++++ SUPPLIED MATERIAL ++++

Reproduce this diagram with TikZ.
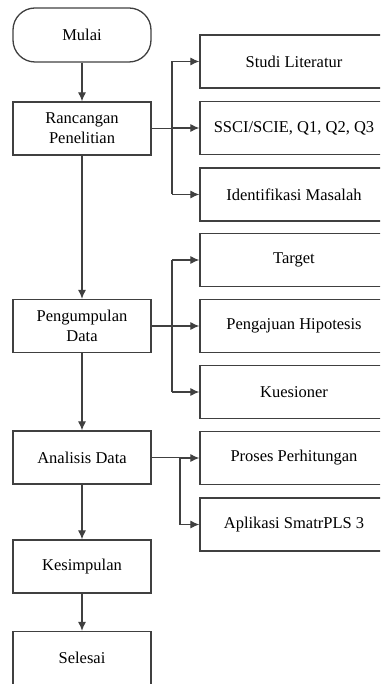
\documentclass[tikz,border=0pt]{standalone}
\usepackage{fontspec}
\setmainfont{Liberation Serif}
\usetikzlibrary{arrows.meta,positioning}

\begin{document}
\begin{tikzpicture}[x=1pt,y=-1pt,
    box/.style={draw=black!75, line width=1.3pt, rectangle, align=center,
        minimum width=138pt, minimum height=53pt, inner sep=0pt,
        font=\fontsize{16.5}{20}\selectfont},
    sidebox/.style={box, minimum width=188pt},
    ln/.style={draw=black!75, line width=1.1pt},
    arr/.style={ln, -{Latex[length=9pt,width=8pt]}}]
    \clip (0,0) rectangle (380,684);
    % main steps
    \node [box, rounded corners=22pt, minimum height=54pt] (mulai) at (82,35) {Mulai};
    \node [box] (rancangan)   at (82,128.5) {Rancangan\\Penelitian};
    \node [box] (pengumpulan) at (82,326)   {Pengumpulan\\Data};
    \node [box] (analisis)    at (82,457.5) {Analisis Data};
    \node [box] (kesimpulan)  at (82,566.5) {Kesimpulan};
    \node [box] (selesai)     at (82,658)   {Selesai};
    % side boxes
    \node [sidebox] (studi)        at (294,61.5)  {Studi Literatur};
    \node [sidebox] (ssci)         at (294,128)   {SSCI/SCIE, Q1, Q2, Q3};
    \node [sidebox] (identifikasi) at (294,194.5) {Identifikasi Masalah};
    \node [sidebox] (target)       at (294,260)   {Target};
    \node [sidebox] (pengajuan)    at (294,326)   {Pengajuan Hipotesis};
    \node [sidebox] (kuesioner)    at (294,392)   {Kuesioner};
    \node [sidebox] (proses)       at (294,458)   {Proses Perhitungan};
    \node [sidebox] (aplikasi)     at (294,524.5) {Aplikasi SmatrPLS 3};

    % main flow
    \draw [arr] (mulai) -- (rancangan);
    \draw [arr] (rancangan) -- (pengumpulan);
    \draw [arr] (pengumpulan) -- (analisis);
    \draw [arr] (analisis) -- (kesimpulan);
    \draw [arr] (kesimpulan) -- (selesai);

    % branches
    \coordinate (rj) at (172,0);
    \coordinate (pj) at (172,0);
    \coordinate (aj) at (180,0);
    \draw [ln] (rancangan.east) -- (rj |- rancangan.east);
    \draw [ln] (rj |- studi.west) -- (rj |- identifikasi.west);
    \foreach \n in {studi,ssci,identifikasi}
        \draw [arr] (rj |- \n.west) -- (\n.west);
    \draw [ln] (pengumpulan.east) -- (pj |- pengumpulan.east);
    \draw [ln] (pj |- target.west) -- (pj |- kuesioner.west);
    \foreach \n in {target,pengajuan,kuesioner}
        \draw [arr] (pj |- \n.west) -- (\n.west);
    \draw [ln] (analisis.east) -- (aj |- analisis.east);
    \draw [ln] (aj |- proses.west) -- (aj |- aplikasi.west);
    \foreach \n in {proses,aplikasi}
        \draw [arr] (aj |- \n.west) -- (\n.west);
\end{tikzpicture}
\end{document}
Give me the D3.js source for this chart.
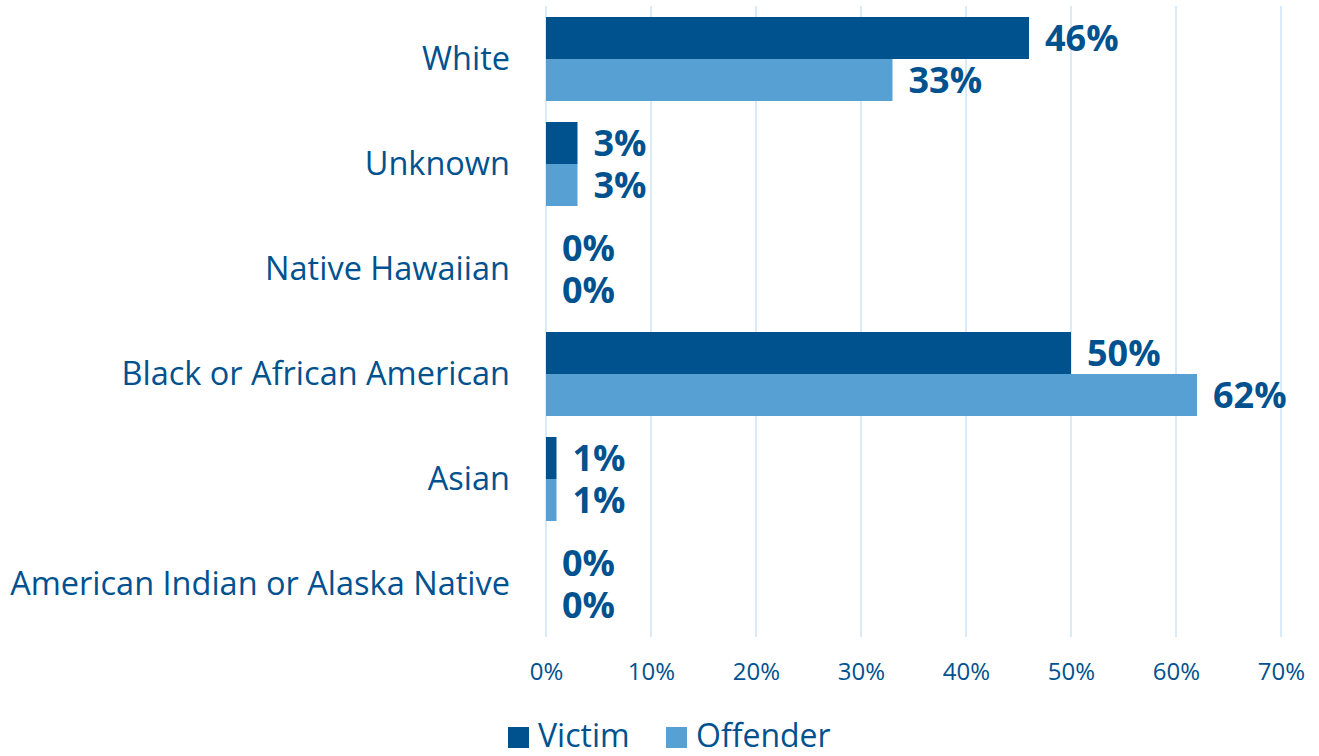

++++

_SET PROBLEM_:
Keep the pictures out of your copy, and repeat every entry above exactly.

_FINISHED ANSWER_:
Reproduce this diagram with TikZ.
\documentclass[tikz,border=0pt]{standalone}
\usepackage{fontspec}
\setmainfont{Liberation Serif}
\usetikzlibrary{arrows.meta,positioning}

\begin{document}
\begin{tikzpicture}[x=1pt,y=-1pt,
    box/.style={draw=black!75, line width=1.3pt, rectangle, align=center,
        minimum width=138pt, minimum height=53pt, inner sep=0pt,
        font=\fontsize{16.5}{20}\selectfont},
    sidebox/.style={box, minimum width=188pt},
    ln/.style={draw=black!75, line width=1.1pt},
    arr/.style={ln, -{Latex[length=9pt,width=8pt]}}]
    \clip (0,0) rectangle (380,684);
    % main steps
    \node [box, rounded corners=22pt, minimum height=54pt] (mulai) at (82,35) {Mulai};
    \node [box] (rancangan)   at (82,128.5) {Rancangan\\Penelitian};
    \node [box] (pengumpulan) at (82,326)   {Pengumpulan\\Data};
    \node [box] (analisis)    at (82,457.5) {Analisis Data};
    \node [box] (kesimpulan)  at (82,566.5) {Kesimpulan};
    \node [box] (selesai)     at (82,658)   {Selesai};
    % side boxes
    \node [sidebox] (studi)        at (294,61.5)  {Studi Literatur};
    \node [sidebox] (ssci)         at (294,128)   {SSCI/SCIE, Q1, Q2, Q3};
    \node [sidebox] (identifikasi) at (294,194.5) {Identifikasi Masalah};
    \node [sidebox] (target)       at (294,260)   {Target};
    \node [sidebox] (pengajuan)    at (294,326)   {Pengajuan Hipotesis};
    \node [sidebox] (kuesioner)    at (294,392)   {Kuesioner};
    \node [sidebox] (proses)       at (294,458)   {Proses Perhitungan};
    \node [sidebox] (aplikasi)     at (294,524.5) {Aplikasi SmatrPLS 3};

    % main flow
    \draw [arr] (mulai) -- (rancangan);
    \draw [arr] (rancangan) -- (pengumpulan);
    \draw [arr] (pengumpulan) -- (analisis);
    \draw [arr] (analisis) -- (kesimpulan);
    \draw [arr] (kesimpulan) -- (selesai);

    % branches
    \coordinate (rj) at (172,0);
    \coordinate (pj) at (172,0);
    \coordinate (aj) at (180,0);
    \draw [ln] (rancangan.east) -- (rj |- rancangan.east);
    \draw [ln] (rj |- studi.west) -- (rj |- identifikasi.west);
    \foreach \n in {studi,ssci,identifikasi}
        \draw [arr] (rj |- \n.west) -- (\n.west);
    \draw [ln] (pengumpulan.east) -- (pj |- pengumpulan.east);
    \draw [ln] (pj |- target.west) -- (pj |- kuesioner.west);
    \foreach \n in {target,pengajuan,kuesioner}
        \draw [arr] (pj |- \n.west) -- (\n.west);
    \draw [ln] (analisis.east) -- (aj |- analisis.east);
    \draw [ln] (aj |- proses.west) -- (aj |- aplikasi.west);
    \foreach \n in {proses,aplikasi}
        \draw [arr] (aj |- \n.west) -- (\n.west);
\end{tikzpicture}
\end{document}
Give me the D3.js source for this chart.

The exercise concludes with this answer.